───── DATASET CONTENT ─────
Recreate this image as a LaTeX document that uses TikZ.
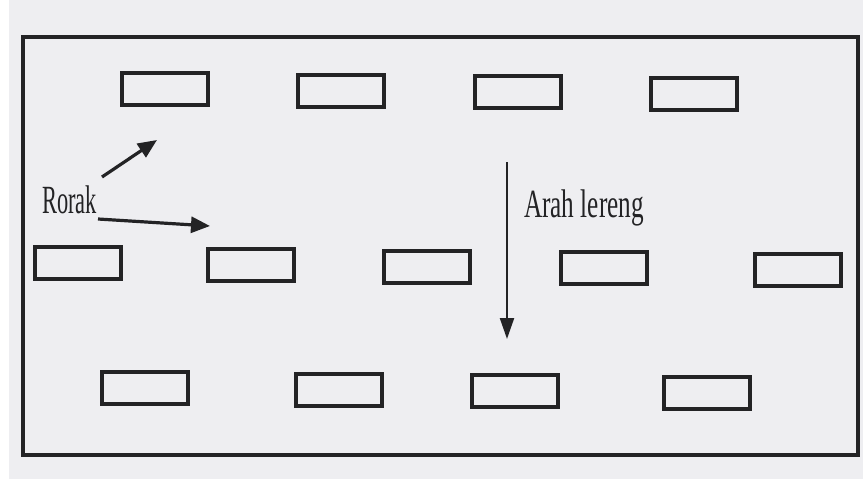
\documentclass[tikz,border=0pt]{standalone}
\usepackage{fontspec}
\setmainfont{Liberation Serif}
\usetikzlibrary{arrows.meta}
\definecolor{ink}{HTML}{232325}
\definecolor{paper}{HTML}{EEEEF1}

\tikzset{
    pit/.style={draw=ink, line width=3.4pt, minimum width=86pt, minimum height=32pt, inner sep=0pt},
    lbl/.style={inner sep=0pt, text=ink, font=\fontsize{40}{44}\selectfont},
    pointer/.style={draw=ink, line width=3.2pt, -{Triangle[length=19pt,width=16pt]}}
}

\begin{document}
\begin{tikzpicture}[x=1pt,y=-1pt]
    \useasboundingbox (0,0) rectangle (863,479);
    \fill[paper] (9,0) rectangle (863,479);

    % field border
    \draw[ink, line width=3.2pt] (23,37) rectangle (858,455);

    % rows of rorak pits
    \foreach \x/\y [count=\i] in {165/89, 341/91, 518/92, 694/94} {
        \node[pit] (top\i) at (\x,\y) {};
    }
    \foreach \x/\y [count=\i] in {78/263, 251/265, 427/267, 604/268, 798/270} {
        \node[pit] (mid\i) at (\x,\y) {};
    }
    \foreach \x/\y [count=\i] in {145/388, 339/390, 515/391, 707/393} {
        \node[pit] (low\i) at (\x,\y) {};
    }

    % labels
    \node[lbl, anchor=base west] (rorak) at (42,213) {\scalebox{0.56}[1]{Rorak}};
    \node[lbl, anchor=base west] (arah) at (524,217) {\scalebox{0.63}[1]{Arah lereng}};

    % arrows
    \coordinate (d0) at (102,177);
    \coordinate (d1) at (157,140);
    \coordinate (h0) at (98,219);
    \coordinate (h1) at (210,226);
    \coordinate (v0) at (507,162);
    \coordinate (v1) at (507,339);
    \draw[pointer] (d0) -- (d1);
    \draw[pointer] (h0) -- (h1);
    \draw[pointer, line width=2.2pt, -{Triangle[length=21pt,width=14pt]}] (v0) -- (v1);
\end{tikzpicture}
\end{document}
─────
_YOUR OBJECTIVE_
Repeat the data exactly in full, omitting its pictures.

_ANSWER_
Recreate this image as a LaTeX document that uses TikZ.
\documentclass[tikz,border=0pt]{standalone}
\usepackage{fontspec}
\setmainfont{Liberation Serif}
\usetikzlibrary{arrows.meta}
\definecolor{ink}{HTML}{232325}
\definecolor{paper}{HTML}{EEEEF1}

\tikzset{
    pit/.style={draw=ink, line width=3.4pt, minimum width=86pt, minimum height=32pt, inner sep=0pt},
    lbl/.style={inner sep=0pt, text=ink, font=\fontsize{40}{44}\selectfont},
    pointer/.style={draw=ink, line width=3.2pt, -{Triangle[length=19pt,width=16pt]}}
}

\begin{document}
\begin{tikzpicture}[x=1pt,y=-1pt]
    \useasboundingbox (0,0) rectangle (863,479);
    \fill[paper] (9,0) rectangle (863,479);

    % field border
    \draw[ink, line width=3.2pt] (23,37) rectangle (858,455);

    % rows of rorak pits
    \foreach \x/\y [count=\i] in {165/89, 341/91, 518/92, 694/94} {
        \node[pit] (top\i) at (\x,\y) {};
    }
    \foreach \x/\y [count=\i] in {78/263, 251/265, 427/267, 604/268, 798/270} {
        \node[pit] (mid\i) at (\x,\y) {};
    }
    \foreach \x/\y [count=\i] in {145/388, 339/390, 515/391, 707/393} {
        \node[pit] (low\i) at (\x,\y) {};
    }

    % labels
    \node[lbl, anchor=base west] (rorak) at (42,213) {\scalebox{0.56}[1]{Rorak}};
    \node[lbl, anchor=base west] (arah) at (524,217) {\scalebox{0.63}[1]{Arah lereng}};

    % arrows
    \coordinate (d0) at (102,177);
    \coordinate (d1) at (157,140);
    \coordinate (h0) at (98,219);
    \coordinate (h1) at (210,226);
    \coordinate (v0) at (507,162);
    \coordinate (v1) at (507,339);
    \draw[pointer] (d0) -- (d1);
    \draw[pointer] (h0) -- (h1);
    \draw[pointer, line width=2.2pt, -{Triangle[length=21pt,width=14pt]}] (v0) -- (v1);
\end{tikzpicture}
\end{document}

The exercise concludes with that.